Marlon Byrd has played 15 seasons with ten different Major League teams.  He came up with the Phillies and was a highly-touted prospect, finishing fourth in the Rookie of the Year vote in 2003.  He bounced from team to team, but managed to make an All Star team in 2010 while with the Cubs and had a 20 home run season in 2009 with the Rangers.  In 2012, Boston was having injury issues in the outfield and swung a deal with the Cubs to bring Byrd to Fenway.  Byrd did not really improve the outfield picture.  He played in 34 games with the Red Sox and hit just .270/.286/.320 with just one home run and seven RBIs.  Boston cut ties with him in June and he was suspended for failing a PED test.  He was able to resurrect his career the next season and continued his odyssey through the Major Leagues, until failing another test in 2016.    

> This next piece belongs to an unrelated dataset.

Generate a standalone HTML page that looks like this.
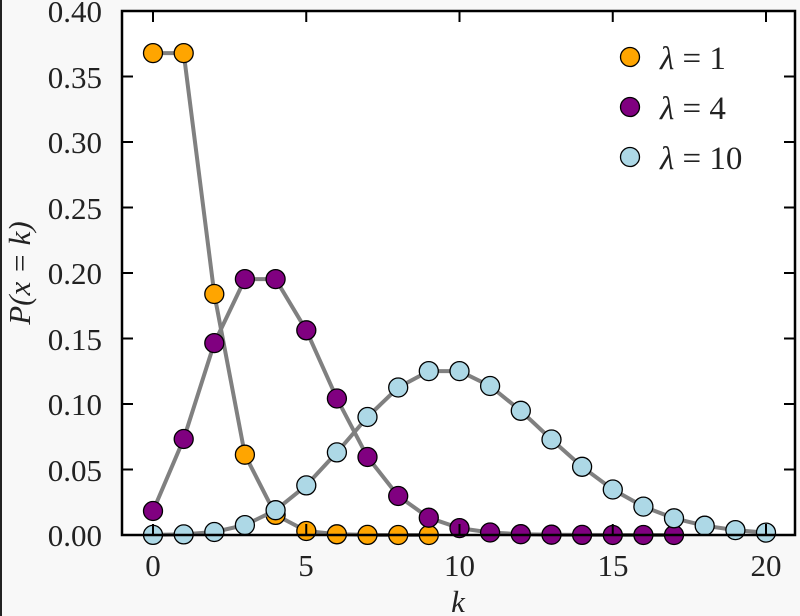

It was pretty slim pickings for center field.  Very few of the players here had good years.  And those that did, oftentimes did not play an entire season.  Ultimately, I decided on Nixon on the basis of the 42 stolen bases.  Despite his complete lack of power, he had a decent season with the bat, got on base at a decent clip, and of course, stole a lot of bases.  Only Tom Umphlett really came close, and he was generally better at the plate, but his numbers did not really catch the eye.  So Nixon's extreme speed gets him the nod.


  1. Said it before but last vet these posts. Thought for sure I'd see some Tuffy Rhodes

  2. I had him in my original draft, but he played just 10 games with Boston and did not do much anywhere else. Other than his three home runs on Opening Day that one time, he never really did much, at least in the U.S. He was big in Japan though.